## DESCRIPTION OF THE TASK
Provide only the number of lines in the data below that contain the word "this".

## MATERIALS PROVIDED
/---
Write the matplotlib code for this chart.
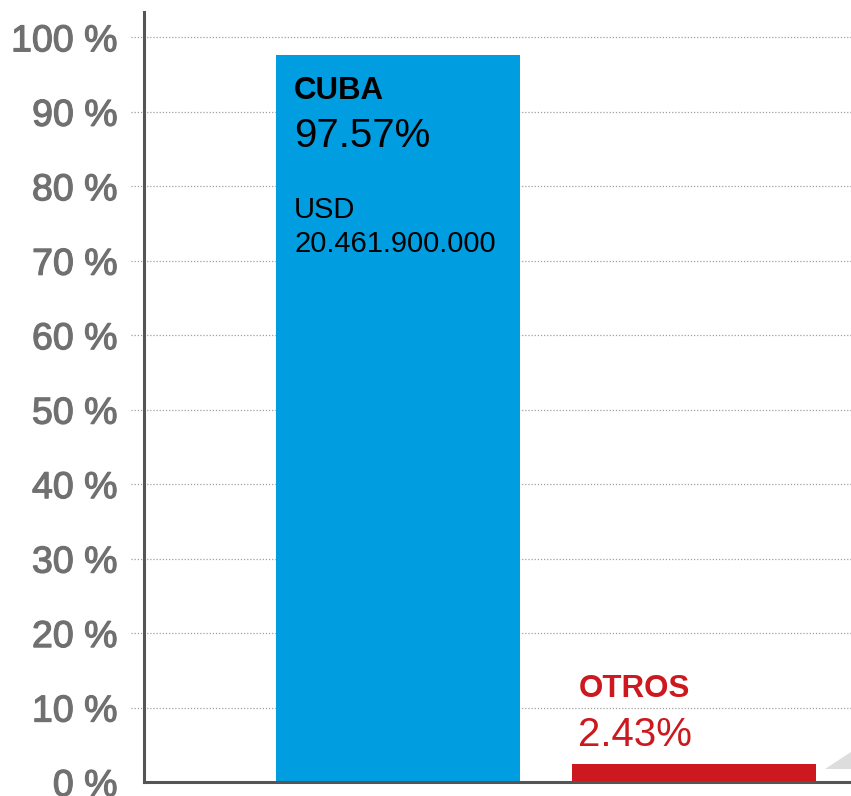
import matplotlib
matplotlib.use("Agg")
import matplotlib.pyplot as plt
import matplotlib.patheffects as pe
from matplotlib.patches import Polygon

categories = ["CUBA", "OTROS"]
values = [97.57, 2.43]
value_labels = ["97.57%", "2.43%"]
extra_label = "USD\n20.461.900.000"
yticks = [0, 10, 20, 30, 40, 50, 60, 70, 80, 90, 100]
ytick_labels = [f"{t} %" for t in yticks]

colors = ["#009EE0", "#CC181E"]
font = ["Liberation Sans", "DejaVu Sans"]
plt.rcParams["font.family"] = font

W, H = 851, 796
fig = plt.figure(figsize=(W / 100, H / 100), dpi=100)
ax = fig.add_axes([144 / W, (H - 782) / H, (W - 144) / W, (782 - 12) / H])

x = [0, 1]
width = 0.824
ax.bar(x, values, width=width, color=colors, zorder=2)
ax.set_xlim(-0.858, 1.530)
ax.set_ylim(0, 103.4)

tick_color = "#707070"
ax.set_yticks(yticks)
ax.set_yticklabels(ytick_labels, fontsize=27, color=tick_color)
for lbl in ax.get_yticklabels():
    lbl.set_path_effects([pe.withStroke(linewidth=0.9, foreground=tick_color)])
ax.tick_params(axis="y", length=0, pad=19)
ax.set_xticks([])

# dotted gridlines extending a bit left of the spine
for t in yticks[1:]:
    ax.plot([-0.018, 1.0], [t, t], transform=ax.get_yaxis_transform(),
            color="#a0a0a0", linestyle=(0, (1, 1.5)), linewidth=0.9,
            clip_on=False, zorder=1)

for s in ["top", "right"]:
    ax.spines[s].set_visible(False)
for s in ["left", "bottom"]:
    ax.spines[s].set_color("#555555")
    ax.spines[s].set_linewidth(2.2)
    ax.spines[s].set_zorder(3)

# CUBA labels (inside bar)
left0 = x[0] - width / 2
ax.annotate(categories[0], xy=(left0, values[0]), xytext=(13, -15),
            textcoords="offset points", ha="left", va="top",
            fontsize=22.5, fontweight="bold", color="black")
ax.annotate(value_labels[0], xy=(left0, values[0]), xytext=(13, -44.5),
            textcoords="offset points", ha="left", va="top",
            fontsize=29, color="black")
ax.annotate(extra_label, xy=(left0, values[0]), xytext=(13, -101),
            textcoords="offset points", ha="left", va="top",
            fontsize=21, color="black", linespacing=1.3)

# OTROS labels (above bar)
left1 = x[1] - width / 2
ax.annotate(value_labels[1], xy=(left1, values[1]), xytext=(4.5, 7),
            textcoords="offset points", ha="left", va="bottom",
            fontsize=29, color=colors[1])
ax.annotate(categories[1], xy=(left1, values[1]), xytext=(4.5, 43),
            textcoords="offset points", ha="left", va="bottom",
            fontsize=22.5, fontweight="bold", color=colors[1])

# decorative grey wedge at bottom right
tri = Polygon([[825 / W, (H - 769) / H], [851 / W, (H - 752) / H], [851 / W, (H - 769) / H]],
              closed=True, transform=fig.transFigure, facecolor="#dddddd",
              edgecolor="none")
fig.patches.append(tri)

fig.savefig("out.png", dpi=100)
\---
/---
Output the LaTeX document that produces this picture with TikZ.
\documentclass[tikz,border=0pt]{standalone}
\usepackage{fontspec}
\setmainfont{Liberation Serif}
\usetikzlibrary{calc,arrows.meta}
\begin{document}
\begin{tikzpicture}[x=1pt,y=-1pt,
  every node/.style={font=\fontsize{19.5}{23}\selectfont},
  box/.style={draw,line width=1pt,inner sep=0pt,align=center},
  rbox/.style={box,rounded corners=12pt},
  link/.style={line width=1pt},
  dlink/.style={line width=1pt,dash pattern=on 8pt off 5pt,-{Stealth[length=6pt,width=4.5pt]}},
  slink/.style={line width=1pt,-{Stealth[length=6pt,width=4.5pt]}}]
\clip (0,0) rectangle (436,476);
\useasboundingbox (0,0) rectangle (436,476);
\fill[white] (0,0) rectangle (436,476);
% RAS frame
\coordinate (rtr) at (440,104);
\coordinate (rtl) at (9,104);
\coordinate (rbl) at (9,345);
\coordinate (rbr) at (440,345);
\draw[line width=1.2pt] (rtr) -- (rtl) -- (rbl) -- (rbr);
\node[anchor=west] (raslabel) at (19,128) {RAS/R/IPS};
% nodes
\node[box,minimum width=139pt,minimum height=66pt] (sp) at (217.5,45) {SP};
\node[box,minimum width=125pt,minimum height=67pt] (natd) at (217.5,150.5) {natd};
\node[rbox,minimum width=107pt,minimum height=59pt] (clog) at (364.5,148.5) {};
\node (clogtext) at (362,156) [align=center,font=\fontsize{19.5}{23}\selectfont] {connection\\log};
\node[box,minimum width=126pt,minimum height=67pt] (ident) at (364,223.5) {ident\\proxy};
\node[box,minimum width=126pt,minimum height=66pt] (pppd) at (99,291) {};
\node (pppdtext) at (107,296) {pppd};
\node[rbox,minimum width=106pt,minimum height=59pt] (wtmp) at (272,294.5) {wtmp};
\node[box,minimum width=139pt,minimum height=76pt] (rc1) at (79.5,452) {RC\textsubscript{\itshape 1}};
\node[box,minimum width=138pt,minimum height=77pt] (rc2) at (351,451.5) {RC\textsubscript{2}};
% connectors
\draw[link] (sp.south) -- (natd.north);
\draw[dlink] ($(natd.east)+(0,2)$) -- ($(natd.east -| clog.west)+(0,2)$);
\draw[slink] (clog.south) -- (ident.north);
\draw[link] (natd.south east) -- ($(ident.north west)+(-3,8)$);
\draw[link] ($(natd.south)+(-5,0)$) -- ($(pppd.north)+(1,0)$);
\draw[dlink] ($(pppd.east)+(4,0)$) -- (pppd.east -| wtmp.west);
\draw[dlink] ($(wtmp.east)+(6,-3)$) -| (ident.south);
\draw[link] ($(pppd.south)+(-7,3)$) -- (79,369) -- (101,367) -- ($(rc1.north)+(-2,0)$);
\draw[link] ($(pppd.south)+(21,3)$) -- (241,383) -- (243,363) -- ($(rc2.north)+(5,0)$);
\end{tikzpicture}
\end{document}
\---
/---
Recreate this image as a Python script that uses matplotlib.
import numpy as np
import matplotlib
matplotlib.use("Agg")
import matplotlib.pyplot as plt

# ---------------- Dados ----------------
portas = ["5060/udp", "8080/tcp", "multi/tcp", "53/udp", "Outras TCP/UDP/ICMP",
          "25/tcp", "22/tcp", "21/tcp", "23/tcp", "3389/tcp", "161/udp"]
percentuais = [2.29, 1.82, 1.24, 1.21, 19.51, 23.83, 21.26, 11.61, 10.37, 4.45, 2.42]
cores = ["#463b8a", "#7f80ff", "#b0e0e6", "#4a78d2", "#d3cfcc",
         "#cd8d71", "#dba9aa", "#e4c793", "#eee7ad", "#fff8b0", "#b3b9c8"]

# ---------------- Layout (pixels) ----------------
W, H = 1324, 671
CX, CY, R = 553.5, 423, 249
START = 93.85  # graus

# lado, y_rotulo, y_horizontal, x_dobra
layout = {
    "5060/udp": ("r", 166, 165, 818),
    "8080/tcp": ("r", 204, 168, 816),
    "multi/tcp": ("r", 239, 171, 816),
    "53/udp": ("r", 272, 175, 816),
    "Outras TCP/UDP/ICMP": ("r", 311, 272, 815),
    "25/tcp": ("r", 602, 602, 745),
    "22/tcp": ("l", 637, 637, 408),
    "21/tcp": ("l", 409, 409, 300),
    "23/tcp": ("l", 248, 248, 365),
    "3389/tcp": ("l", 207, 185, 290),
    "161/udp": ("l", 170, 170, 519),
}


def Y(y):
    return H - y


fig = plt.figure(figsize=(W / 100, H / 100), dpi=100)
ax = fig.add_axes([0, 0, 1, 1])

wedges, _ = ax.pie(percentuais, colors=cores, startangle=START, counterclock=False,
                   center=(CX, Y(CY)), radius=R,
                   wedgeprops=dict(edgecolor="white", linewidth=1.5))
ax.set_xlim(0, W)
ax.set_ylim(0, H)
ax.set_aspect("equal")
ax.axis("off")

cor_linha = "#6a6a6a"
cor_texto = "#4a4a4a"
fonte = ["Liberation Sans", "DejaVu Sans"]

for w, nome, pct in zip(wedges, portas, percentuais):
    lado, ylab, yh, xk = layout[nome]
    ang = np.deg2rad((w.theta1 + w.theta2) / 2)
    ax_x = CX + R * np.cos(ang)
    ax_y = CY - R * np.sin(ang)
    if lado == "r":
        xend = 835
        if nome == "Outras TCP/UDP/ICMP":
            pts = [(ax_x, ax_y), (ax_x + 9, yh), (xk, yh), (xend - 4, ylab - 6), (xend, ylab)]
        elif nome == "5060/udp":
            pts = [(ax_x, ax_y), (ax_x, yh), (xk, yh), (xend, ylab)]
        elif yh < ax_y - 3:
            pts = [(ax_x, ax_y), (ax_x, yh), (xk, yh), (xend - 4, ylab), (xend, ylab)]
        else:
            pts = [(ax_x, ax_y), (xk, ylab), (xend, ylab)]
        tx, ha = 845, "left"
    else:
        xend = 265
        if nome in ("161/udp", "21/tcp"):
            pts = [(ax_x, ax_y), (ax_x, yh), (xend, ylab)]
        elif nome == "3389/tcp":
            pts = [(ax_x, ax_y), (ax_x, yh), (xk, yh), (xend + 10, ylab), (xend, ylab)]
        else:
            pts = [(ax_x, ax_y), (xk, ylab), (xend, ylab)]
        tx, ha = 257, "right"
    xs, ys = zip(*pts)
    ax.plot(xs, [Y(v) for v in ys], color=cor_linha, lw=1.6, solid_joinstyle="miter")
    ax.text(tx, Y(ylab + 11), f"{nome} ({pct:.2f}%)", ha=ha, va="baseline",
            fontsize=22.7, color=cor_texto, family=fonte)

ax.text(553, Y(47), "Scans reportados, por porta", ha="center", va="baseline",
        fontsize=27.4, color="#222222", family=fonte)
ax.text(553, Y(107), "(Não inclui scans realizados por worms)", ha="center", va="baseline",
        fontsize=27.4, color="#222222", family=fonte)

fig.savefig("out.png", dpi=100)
\---
## CORRECT RESULT
3